What They Thirst has that ‘Salem’s Lot lacks is a claustrophobic feel of isolation. McCammon spends two thirds of the novel getting his characters where he needs them, then puts them in an unrelenting, deadly dust storm. McCammon wordsmiths it beautifully to develop that sense. It is on that level that They Thirst works best.

They Thirst
does suffer a major weakness and that is in character development. McCammon spends a lot of words developing characters and plot lines that peter out early in the novel. Tommy Chandler – central to the novel’s climax and resolution – does not make his first appearance until more than halfway in. Wes Richter and Andy Palatazin are well developed and the reader comes to care about them and their fate. Father Silvera and Tommy Chandler felt like late insertions necessary to make the resolution work.

Prince Vulkan is a rather foolish sounding name and brings to mind immediately Mr. Spock. McCammon writes the character well at the climax, but it’s not until we get there that the reader really feels pervasive evil. McCammon hints and feints at it through the text. But Vulkan needed much, much more to be really menacing.

“The Roach” however, was a fantastic creature.
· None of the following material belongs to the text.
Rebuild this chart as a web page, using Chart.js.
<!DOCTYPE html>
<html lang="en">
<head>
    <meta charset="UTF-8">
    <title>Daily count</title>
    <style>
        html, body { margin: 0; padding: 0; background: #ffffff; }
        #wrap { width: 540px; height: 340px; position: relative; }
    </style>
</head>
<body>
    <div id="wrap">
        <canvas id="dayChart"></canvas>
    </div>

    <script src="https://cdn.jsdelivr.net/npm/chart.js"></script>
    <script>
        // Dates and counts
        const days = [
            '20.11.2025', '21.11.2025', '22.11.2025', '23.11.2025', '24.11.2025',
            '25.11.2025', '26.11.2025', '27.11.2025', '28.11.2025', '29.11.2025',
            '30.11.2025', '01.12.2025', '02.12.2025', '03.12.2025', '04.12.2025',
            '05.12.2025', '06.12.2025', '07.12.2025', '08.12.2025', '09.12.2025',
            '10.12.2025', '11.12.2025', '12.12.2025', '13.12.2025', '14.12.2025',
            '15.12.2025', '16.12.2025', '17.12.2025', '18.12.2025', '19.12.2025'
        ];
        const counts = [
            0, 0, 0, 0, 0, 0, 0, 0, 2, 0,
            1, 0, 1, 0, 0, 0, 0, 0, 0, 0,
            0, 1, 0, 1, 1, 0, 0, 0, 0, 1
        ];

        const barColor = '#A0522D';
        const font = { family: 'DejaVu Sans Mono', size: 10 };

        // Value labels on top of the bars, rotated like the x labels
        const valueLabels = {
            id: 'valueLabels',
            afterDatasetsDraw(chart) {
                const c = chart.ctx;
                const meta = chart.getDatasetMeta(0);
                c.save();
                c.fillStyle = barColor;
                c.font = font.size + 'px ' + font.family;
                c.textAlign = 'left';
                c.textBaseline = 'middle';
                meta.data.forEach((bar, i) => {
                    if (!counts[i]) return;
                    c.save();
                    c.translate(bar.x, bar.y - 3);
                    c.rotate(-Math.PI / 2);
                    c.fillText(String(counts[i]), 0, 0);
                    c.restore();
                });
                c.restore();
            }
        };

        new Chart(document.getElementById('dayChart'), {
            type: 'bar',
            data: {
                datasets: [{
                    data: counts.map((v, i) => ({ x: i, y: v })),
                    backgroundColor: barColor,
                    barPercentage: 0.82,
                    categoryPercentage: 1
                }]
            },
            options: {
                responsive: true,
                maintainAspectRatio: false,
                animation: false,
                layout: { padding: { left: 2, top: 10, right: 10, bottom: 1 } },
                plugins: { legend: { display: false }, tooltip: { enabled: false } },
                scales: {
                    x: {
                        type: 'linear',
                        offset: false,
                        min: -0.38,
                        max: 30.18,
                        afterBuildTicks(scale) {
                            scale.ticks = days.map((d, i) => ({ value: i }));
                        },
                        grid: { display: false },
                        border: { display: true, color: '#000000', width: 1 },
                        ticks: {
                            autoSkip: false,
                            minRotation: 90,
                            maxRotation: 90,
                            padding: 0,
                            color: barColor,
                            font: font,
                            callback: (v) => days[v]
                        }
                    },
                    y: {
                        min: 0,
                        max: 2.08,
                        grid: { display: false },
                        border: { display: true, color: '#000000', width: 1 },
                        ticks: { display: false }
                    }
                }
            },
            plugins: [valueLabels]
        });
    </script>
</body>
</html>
He was a bit stereotypical – having mommy issues. But the serial killer raising roaches to stuff into his victims’ mouths was really cool.

They Thirst was a major development in McCammon’s writing career. In Baal, he told a rather linear story that relied primarily on two points of view. He stepped it up a bit in The Night Boat, writing from a few different points of view. In Bethany’s Sin, we saw him undertake more points of view and develop a culture and undercurrent of evil. When he got to They Thirst, he was ready to use many points of view and take on writing destruction on a massive scale. Wiping out major population centers in a book is easy to do badly and brilliant when done effectively. McCammon doesn’t take on too much of the L.A. landscape and leaves to the imagination what he doesn’t write.

They Thirst is the fourth – and final – of McCammon’s “Condemned Novels” that he pulled from publication for a time. He felt they were not up to snuff and reflected a writer learning his craft rather than mastering it. I’ve said before, Mr. McCammon is way too modest. All four are good novels. They Thirst is the best of the four and can stand with anything written in the genre in the 1980s.

They Thirst pays homage and respect to the traditional vampire, sticking with the tropes that make this classic character work. Transplanting this ancient evil that is at the wellspring of horror writing into the modern American city was brilliant and has been copied many times before. Kudos, Mr. McCammon, on a novel well written.